**WORK TO BE COMPLETED**. Reproduce every line of the listing as written, apart from the pictures.

╭──

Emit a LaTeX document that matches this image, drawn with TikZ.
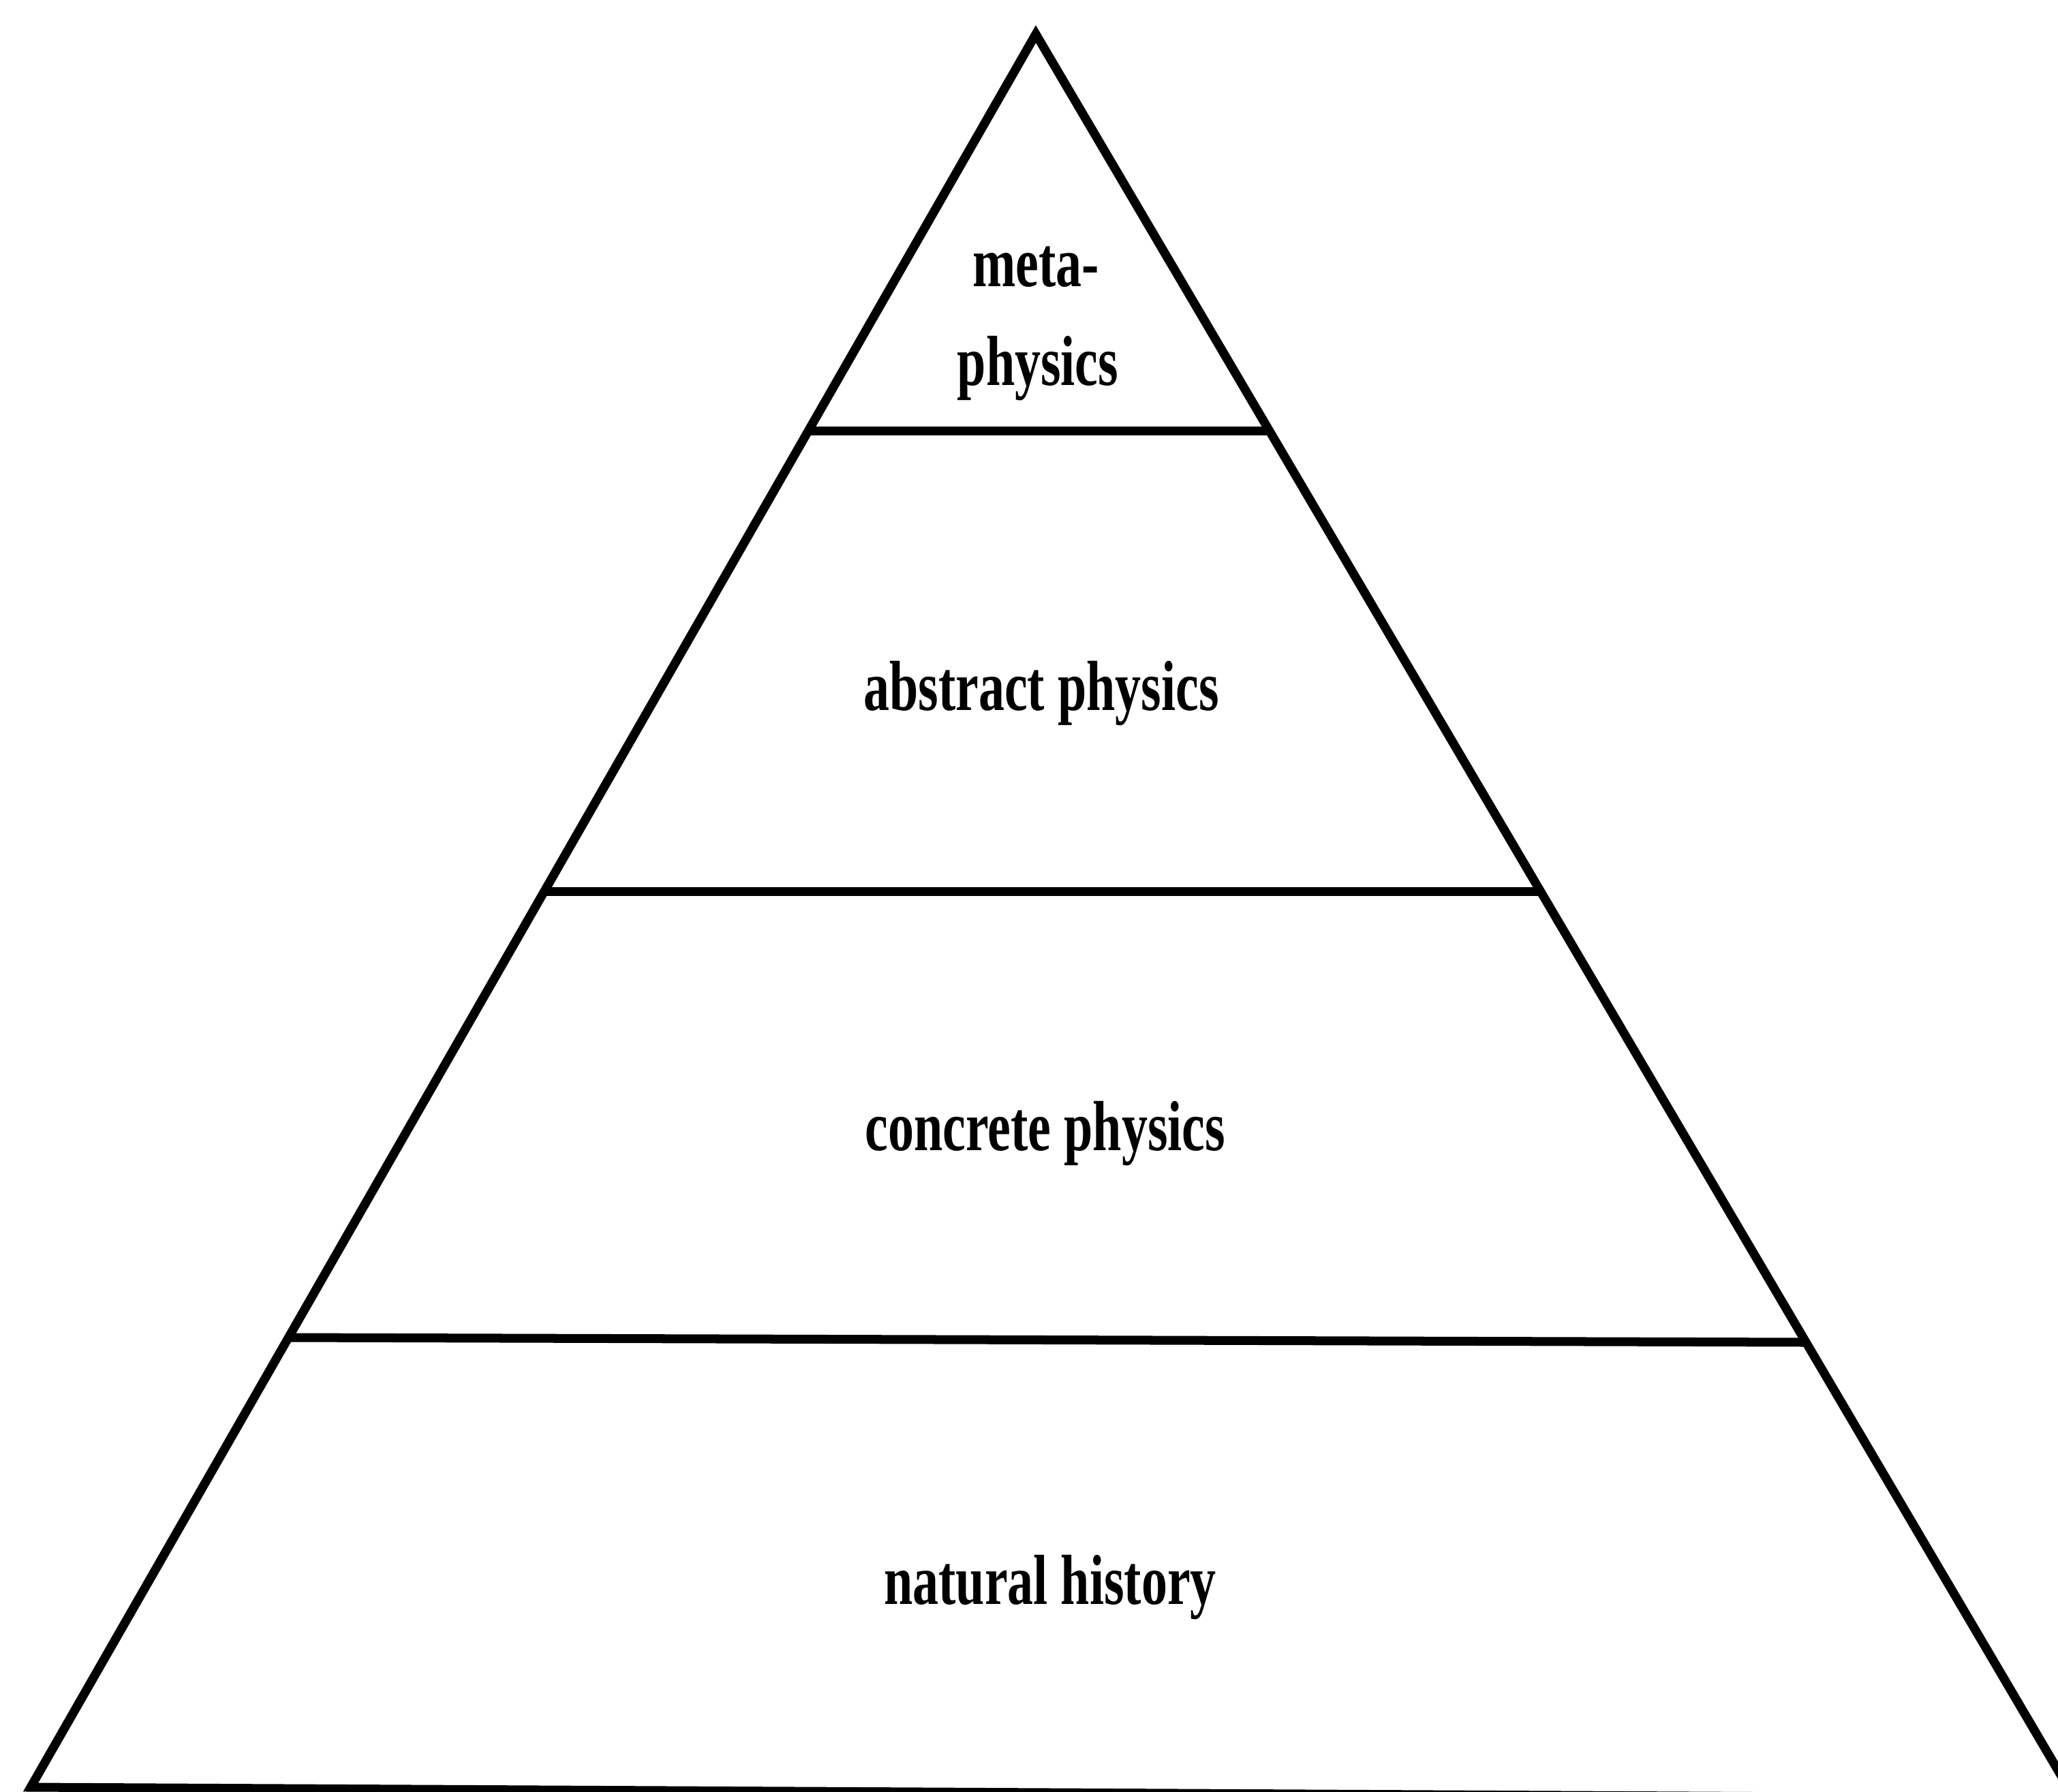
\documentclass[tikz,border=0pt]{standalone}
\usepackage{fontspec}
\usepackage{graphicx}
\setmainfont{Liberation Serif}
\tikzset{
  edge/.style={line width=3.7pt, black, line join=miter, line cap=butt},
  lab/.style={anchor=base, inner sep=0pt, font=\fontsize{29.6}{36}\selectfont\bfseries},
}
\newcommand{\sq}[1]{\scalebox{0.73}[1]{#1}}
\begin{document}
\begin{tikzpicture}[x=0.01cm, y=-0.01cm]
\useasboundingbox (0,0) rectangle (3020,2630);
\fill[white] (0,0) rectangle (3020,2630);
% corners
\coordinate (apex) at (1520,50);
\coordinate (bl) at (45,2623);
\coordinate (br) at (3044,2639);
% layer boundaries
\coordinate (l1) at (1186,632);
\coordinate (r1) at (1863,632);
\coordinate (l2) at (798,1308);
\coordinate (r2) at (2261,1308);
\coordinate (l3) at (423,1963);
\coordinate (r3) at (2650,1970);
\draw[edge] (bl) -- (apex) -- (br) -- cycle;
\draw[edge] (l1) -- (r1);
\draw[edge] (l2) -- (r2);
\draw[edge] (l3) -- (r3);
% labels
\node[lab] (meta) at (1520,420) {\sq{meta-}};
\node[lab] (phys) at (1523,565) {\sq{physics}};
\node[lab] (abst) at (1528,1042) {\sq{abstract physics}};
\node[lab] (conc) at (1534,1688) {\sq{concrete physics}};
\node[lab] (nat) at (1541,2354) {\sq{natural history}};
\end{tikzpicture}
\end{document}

╰──

**TASK SOLUTION**.
Emit a LaTeX document that matches this image, drawn with TikZ.
\documentclass[tikz,border=0pt]{standalone}
\usepackage{fontspec}
\usepackage{graphicx}
\setmainfont{Liberation Serif}
\tikzset{
  edge/.style={line width=3.7pt, black, line join=miter, line cap=butt},
  lab/.style={anchor=base, inner sep=0pt, font=\fontsize{29.6}{36}\selectfont\bfseries},
}
\newcommand{\sq}[1]{\scalebox{0.73}[1]{#1}}
\begin{document}
\begin{tikzpicture}[x=0.01cm, y=-0.01cm]
\useasboundingbox (0,0) rectangle (3020,2630);
\fill[white] (0,0) rectangle (3020,2630);
% corners
\coordinate (apex) at (1520,50);
\coordinate (bl) at (45,2623);
\coordinate (br) at (3044,2639);
% layer boundaries
\coordinate (l1) at (1186,632);
\coordinate (r1) at (1863,632);
\coordinate (l2) at (798,1308);
\coordinate (r2) at (2261,1308);
\coordinate (l3) at (423,1963);
\coordinate (r3) at (2650,1970);
\draw[edge] (bl) -- (apex) -- (br) -- cycle;
\draw[edge] (l1) -- (r1);
\draw[edge] (l2) -- (r2);
\draw[edge] (l3) -- (r3);
% labels
\node[lab] (meta) at (1520,420) {\sq{meta-}};
\node[lab] (phys) at (1523,565) {\sq{physics}};
\node[lab] (abst) at (1528,1042) {\sq{abstract physics}};
\node[lab] (conc) at (1534,1688) {\sq{concrete physics}};
\node[lab] (nat) at (1541,2354) {\sq{natural history}};
\end{tikzpicture}
\end{document}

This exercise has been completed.